== TO DO ==
Can you transcribe every line exactly and leave the pictures behind?

============================================================

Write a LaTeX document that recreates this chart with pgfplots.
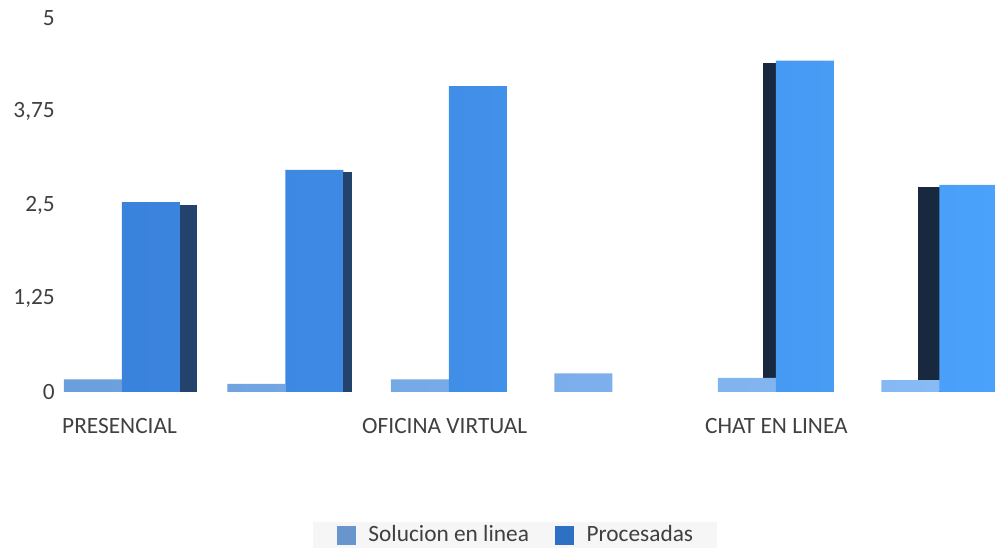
\documentclass[border=0pt]{standalone}
\usepackage{pgfplots}
\pgfplotsset{compat=1.18}
\usepackage{fontspec}
\setmainfont{Carlito}
\definecolor{txt}{HTML}{404040}
\definecolor{solL}{HTML}{6A9FDC}
\definecolor{solR}{HTML}{88BAF5}
\definecolor{proL}{HTML}{3A82DC}
\definecolor{proR}{HTML}{4BA2FA}
\definecolor{sideR}{HTML}{24436C}
\definecolor{sideL}{HTML}{18283E}
\definecolor{legSol}{HTML}{6896CC}
\definecolor{legPro}{HTML}{2E70C4}
\definecolor{legbg}{HTML}{F6F6F6}
\begin{document}
\begin{tikzpicture}
\path[use as bounding box] (0,0) rectangle (746.25pt,414pt);
\begin{axis}[
  at={(45pt,120pt)}, anchor=south west,
  scale only axis, width=701.25pt, height=280.5pt,
  xmin=-0.379, xmax=5.34, ymin=0, ymax=5,
  axis line style={draw=none},
  tick style={draw=none},
  ytick={0,1.25,2.5,3.75,5},
  yticklabels={0,{1,25},{2,5},{3,75},5},
  xtick={-0.367,1.468,3.566},
  xticklabels={PRESENCIAL,OFICINA VIRTUAL,CHAT EN LINEA},
  tick label style={font=\fontsize{17.5}{20}\selectfont, text=txt},
  x tick label style={anchor=north west, inner sep=0pt, yshift=-19.5pt},
  y tick label style={anchor=east, inner sep=0pt, xshift=-3.75pt},
  legend style={at={(0.4866,-0.382)}, anchor=center, draw=none, fill=legbg,
    legend columns=2, font=\fontsize{17.5}{20}\selectfont, text=txt,
    inner xsep=18pt, inner ysep=3pt,
    nodes={inner sep=0pt},
    cells={anchor=west},
    /tikz/every odd column/.append style={column sep=9.75pt},
    /tikz/every even column/.append style={column sep=19.5pt}},
]
% left side faces (depth) of groups to the right of the viewpoint
\addplot[ybar, bar width=9.75pt, bar shift=-4.5pt, draw=none, fill=sideL, forget plot]
  coordinates {(4,4.40)};
\addplot[ybar, bar width=16.5pt, bar shift=-8pt, draw=none, fill=sideL, forget plot]
  coordinates {(5,2.74)};
% Solucion en linea
\addplot[ybar, bar width=43.5pt, bar shift=-21.75pt, draw=none, left color=solL, right color=solR, forget plot]
  coordinates {(0,0.17) (1,0.11) (2,0.17) (3,0.25) (4,0.19) (5,0.16)};
% Procesadas
\addplot[ybar, bar width=43.5pt, bar shift=21.75pt, draw=none, left color=proL, right color=proR, forget plot]
  coordinates {(0,2.54) (1,2.97) (2,4.09) (4,4.43) (5,2.77)};
% right side faces of groups to the left of the viewpoint
\addplot[ybar, bar width=12.75pt, bar shift=49.9pt, draw=none, fill=sideR, forget plot]
  coordinates {(0,2.50)};
\addplot[ybar, bar width=6.75pt, bar shift=46.9pt, draw=none, fill=sideR, forget plot]
  coordinates {(1,2.94)};
\addlegendimage{legend image code/.code={\fill[legSol] (0pt,-6.75pt) rectangle (13.5pt,6.75pt);}}
\addlegendentry{Solucion en linea}
\addlegendimage{legend image code/.code={\fill[legPro] (0pt,-6.75pt) rectangle (13.5pt,6.75pt);}}
\addlegendentry{Procesadas}
\end{axis}
\end{tikzpicture}
\end{document}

============================================================

== FULL OUTPUT ==
Write a LaTeX document that recreates this chart with pgfplots.
\documentclass[border=0pt]{standalone}
\usepackage{pgfplots}
\pgfplotsset{compat=1.18}
\usepackage{fontspec}
\setmainfont{Carlito}
\definecolor{txt}{HTML}{404040}
\definecolor{solL}{HTML}{6A9FDC}
\definecolor{solR}{HTML}{88BAF5}
\definecolor{proL}{HTML}{3A82DC}
\definecolor{proR}{HTML}{4BA2FA}
\definecolor{sideR}{HTML}{24436C}
\definecolor{sideL}{HTML}{18283E}
\definecolor{legSol}{HTML}{6896CC}
\definecolor{legPro}{HTML}{2E70C4}
\definecolor{legbg}{HTML}{F6F6F6}
\begin{document}
\begin{tikzpicture}
\path[use as bounding box] (0,0) rectangle (746.25pt,414pt);
\begin{axis}[
  at={(45pt,120pt)}, anchor=south west,
  scale only axis, width=701.25pt, height=280.5pt,
  xmin=-0.379, xmax=5.34, ymin=0, ymax=5,
  axis line style={draw=none},
  tick style={draw=none},
  ytick={0,1.25,2.5,3.75,5},
  yticklabels={0,{1,25},{2,5},{3,75},5},
  xtick={-0.367,1.468,3.566},
  xticklabels={PRESENCIAL,OFICINA VIRTUAL,CHAT EN LINEA},
  tick label style={font=\fontsize{17.5}{20}\selectfont, text=txt},
  x tick label style={anchor=north west, inner sep=0pt, yshift=-19.5pt},
  y tick label style={anchor=east, inner sep=0pt, xshift=-3.75pt},
  legend style={at={(0.4866,-0.382)}, anchor=center, draw=none, fill=legbg,
    legend columns=2, font=\fontsize{17.5}{20}\selectfont, text=txt,
    inner xsep=18pt, inner ysep=3pt,
    nodes={inner sep=0pt},
    cells={anchor=west},
    /tikz/every odd column/.append style={column sep=9.75pt},
    /tikz/every even column/.append style={column sep=19.5pt}},
]
% left side faces (depth) of groups to the right of the viewpoint
\addplot[ybar, bar width=9.75pt, bar shift=-4.5pt, draw=none, fill=sideL, forget plot]
  coordinates {(4,4.40)};
\addplot[ybar, bar width=16.5pt, bar shift=-8pt, draw=none, fill=sideL, forget plot]
  coordinates {(5,2.74)};
% Solucion en linea
\addplot[ybar, bar width=43.5pt, bar shift=-21.75pt, draw=none, left color=solL, right color=solR, forget plot]
  coordinates {(0,0.17) (1,0.11) (2,0.17) (3,0.25) (4,0.19) (5,0.16)};
% Procesadas
\addplot[ybar, bar width=43.5pt, bar shift=21.75pt, draw=none, left color=proL, right color=proR, forget plot]
  coordinates {(0,2.54) (1,2.97) (2,4.09) (4,4.43) (5,2.77)};
% right side faces of groups to the left of the viewpoint
\addplot[ybar, bar width=12.75pt, bar shift=49.9pt, draw=none, fill=sideR, forget plot]
  coordinates {(0,2.50)};
\addplot[ybar, bar width=6.75pt, bar shift=46.9pt, draw=none, fill=sideR, forget plot]
  coordinates {(1,2.94)};
\addlegendimage{legend image code/.code={\fill[legSol] (0pt,-6.75pt) rectangle (13.5pt,6.75pt);}}
\addlegendentry{Solucion en linea}
\addlegendimage{legend image code/.code={\fill[legPro] (0pt,-6.75pt) rectangle (13.5pt,6.75pt);}}
\addlegendentry{Procesadas}
\end{axis}
\end{tikzpicture}
\end{document}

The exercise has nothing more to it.